**Required task**
Output the data word for word, dropping every image.
^^^^^^^^^^^^^^^^
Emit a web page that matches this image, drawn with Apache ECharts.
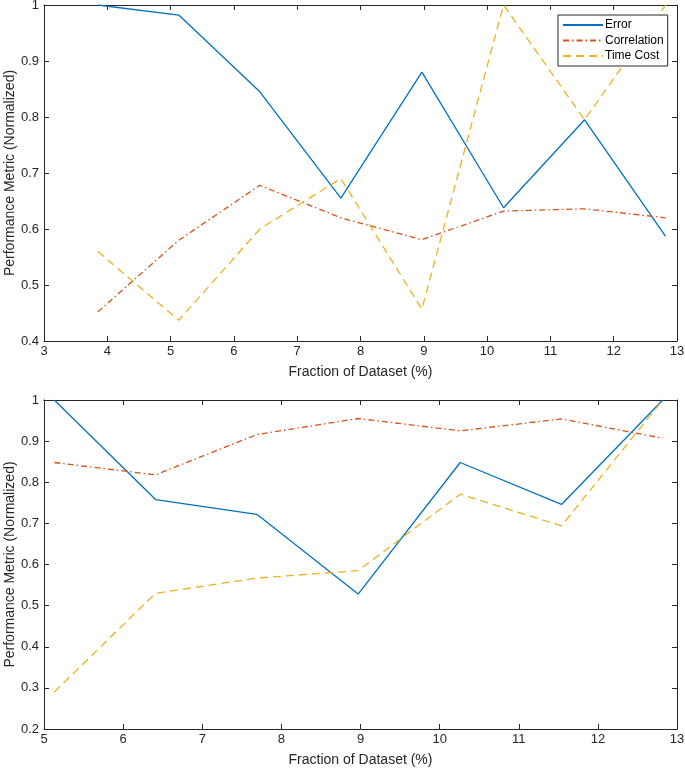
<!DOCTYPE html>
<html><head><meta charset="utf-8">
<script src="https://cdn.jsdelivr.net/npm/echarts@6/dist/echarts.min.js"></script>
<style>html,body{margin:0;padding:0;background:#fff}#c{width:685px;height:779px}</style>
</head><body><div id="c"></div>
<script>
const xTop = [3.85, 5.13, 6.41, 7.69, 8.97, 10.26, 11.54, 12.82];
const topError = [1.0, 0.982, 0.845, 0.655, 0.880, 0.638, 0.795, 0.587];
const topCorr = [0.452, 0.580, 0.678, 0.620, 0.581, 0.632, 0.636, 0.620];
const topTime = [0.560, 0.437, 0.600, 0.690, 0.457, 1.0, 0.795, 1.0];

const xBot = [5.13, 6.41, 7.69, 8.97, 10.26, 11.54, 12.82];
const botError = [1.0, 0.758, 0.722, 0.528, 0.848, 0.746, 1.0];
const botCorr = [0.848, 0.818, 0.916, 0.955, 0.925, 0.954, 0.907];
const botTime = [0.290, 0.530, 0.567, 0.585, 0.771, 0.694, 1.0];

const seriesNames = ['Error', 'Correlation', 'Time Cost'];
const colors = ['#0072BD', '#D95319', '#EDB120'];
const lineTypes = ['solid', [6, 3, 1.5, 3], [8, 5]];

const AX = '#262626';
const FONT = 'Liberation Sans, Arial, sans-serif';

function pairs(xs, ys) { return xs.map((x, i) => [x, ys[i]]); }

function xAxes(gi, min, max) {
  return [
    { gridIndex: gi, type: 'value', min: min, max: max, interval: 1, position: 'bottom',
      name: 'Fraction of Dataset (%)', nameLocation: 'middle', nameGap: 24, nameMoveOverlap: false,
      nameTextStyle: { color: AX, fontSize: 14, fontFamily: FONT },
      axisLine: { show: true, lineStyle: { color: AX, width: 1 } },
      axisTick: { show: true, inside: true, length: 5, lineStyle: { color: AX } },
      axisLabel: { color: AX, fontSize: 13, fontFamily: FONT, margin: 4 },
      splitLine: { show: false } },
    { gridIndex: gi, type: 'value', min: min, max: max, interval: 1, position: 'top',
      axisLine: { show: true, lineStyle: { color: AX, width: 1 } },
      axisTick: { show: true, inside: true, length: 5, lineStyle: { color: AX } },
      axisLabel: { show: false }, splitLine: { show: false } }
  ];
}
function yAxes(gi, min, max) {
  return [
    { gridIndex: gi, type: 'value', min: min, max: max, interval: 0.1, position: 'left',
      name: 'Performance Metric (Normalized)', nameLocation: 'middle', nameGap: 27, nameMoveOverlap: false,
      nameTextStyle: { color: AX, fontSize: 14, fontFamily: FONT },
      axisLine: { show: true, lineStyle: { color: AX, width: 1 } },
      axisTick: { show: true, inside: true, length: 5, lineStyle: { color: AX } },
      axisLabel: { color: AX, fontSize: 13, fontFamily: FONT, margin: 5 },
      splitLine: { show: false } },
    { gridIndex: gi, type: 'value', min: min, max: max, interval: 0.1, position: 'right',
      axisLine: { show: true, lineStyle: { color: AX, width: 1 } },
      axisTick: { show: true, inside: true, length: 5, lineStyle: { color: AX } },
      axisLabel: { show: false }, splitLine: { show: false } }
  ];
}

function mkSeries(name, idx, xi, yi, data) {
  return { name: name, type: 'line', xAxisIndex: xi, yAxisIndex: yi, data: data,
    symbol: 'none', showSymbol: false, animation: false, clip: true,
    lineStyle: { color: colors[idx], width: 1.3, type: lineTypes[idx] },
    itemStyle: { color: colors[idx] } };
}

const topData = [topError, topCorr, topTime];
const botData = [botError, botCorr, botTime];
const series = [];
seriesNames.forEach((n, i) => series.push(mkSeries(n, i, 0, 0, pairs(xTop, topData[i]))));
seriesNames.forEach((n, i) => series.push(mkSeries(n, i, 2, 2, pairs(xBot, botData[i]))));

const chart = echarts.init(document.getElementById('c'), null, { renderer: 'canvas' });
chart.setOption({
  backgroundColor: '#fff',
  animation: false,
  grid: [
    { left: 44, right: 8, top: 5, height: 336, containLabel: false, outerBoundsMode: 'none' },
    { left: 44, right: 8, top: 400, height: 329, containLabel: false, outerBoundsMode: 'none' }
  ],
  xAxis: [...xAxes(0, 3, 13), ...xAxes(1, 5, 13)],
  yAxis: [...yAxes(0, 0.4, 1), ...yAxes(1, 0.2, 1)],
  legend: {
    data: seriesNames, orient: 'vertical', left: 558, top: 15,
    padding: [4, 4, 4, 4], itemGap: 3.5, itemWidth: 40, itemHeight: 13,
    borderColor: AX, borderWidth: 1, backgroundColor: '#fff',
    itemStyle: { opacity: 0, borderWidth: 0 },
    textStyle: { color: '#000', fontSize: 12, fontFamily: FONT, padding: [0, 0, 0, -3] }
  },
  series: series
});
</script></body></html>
^^^^^^^^^^^^^^^^
**The result**
Emit a web page that matches this image, drawn with Apache ECharts.
<!DOCTYPE html>
<html><head><meta charset="utf-8">
<script src="https://cdn.jsdelivr.net/npm/echarts@6/dist/echarts.min.js"></script>
<style>html,body{margin:0;padding:0;background:#fff}#c{width:685px;height:779px}</style>
</head><body><div id="c"></div>
<script>
const xTop = [3.85, 5.13, 6.41, 7.69, 8.97, 10.26, 11.54, 12.82];
const topError = [1.0, 0.982, 0.845, 0.655, 0.880, 0.638, 0.795, 0.587];
const topCorr = [0.452, 0.580, 0.678, 0.620, 0.581, 0.632, 0.636, 0.620];
const topTime = [0.560, 0.437, 0.600, 0.690, 0.457, 1.0, 0.795, 1.0];

const xBot = [5.13, 6.41, 7.69, 8.97, 10.26, 11.54, 12.82];
const botError = [1.0, 0.758, 0.722, 0.528, 0.848, 0.746, 1.0];
const botCorr = [0.848, 0.818, 0.916, 0.955, 0.925, 0.954, 0.907];
const botTime = [0.290, 0.530, 0.567, 0.585, 0.771, 0.694, 1.0];

const seriesNames = ['Error', 'Correlation', 'Time Cost'];
const colors = ['#0072BD', '#D95319', '#EDB120'];
const lineTypes = ['solid', [6, 3, 1.5, 3], [8, 5]];

const AX = '#262626';
const FONT = 'Liberation Sans, Arial, sans-serif';

function pairs(xs, ys) { return xs.map((x, i) => [x, ys[i]]); }

function xAxes(gi, min, max) {
  return [
    { gridIndex: gi, type: 'value', min: min, max: max, interval: 1, position: 'bottom',
      name: 'Fraction of Dataset (%)', nameLocation: 'middle', nameGap: 24, nameMoveOverlap: false,
      nameTextStyle: { color: AX, fontSize: 14, fontFamily: FONT },
      axisLine: { show: true, lineStyle: { color: AX, width: 1 } },
      axisTick: { show: true, inside: true, length: 5, lineStyle: { color: AX } },
      axisLabel: { color: AX, fontSize: 13, fontFamily: FONT, margin: 4 },
      splitLine: { show: false } },
    { gridIndex: gi, type: 'value', min: min, max: max, interval: 1, position: 'top',
      axisLine: { show: true, lineStyle: { color: AX, width: 1 } },
      axisTick: { show: true, inside: true, length: 5, lineStyle: { color: AX } },
      axisLabel: { show: false }, splitLine: { show: false } }
  ];
}
function yAxes(gi, min, max) {
  return [
    { gridIndex: gi, type: 'value', min: min, max: max, interval: 0.1, position: 'left',
      name: 'Performance Metric (Normalized)', nameLocation: 'middle', nameGap: 27, nameMoveOverlap: false,
      nameTextStyle: { color: AX, fontSize: 14, fontFamily: FONT },
      axisLine: { show: true, lineStyle: { color: AX, width: 1 } },
      axisTick: { show: true, inside: true, length: 5, lineStyle: { color: AX } },
      axisLabel: { color: AX, fontSize: 13, fontFamily: FONT, margin: 5 },
      splitLine: { show: false } },
    { gridIndex: gi, type: 'value', min: min, max: max, interval: 0.1, position: 'right',
      axisLine: { show: true, lineStyle: { color: AX, width: 1 } },
      axisTick: { show: true, inside: true, length: 5, lineStyle: { color: AX } },
      axisLabel: { show: false }, splitLine: { show: false } }
  ];
}

function mkSeries(name, idx, xi, yi, data) {
  return { name: name, type: 'line', xAxisIndex: xi, yAxisIndex: yi, data: data,
    symbol: 'none', showSymbol: false, animation: false, clip: true,
    lineStyle: { color: colors[idx], width: 1.3, type: lineTypes[idx] },
    itemStyle: { color: colors[idx] } };
}

const topData = [topError, topCorr, topTime];
const botData = [botError, botCorr, botTime];
const series = [];
seriesNames.forEach((n, i) => series.push(mkSeries(n, i, 0, 0, pairs(xTop, topData[i]))));
seriesNames.forEach((n, i) => series.push(mkSeries(n, i, 2, 2, pairs(xBot, botData[i]))));

const chart = echarts.init(document.getElementById('c'), null, { renderer: 'canvas' });
chart.setOption({
  backgroundColor: '#fff',
  animation: false,
  grid: [
    { left: 44, right: 8, top: 5, height: 336, containLabel: false, outerBoundsMode: 'none' },
    { left: 44, right: 8, top: 400, height: 329, containLabel: false, outerBoundsMode: 'none' }
  ],
  xAxis: [...xAxes(0, 3, 13), ...xAxes(1, 5, 13)],
  yAxis: [...yAxes(0, 0.4, 1), ...yAxes(1, 0.2, 1)],
  legend: {
    data: seriesNames, orient: 'vertical', left: 558, top: 15,
    padding: [4, 4, 4, 4], itemGap: 3.5, itemWidth: 40, itemHeight: 13,
    borderColor: AX, borderWidth: 1, backgroundColor: '#fff',
    itemStyle: { opacity: 0, borderWidth: 0 },
    textStyle: { color: '#000', fontSize: 12, fontFamily: FONT, padding: [0, 0, 0, -3] }
  },
  series: series
});
</script></body></html>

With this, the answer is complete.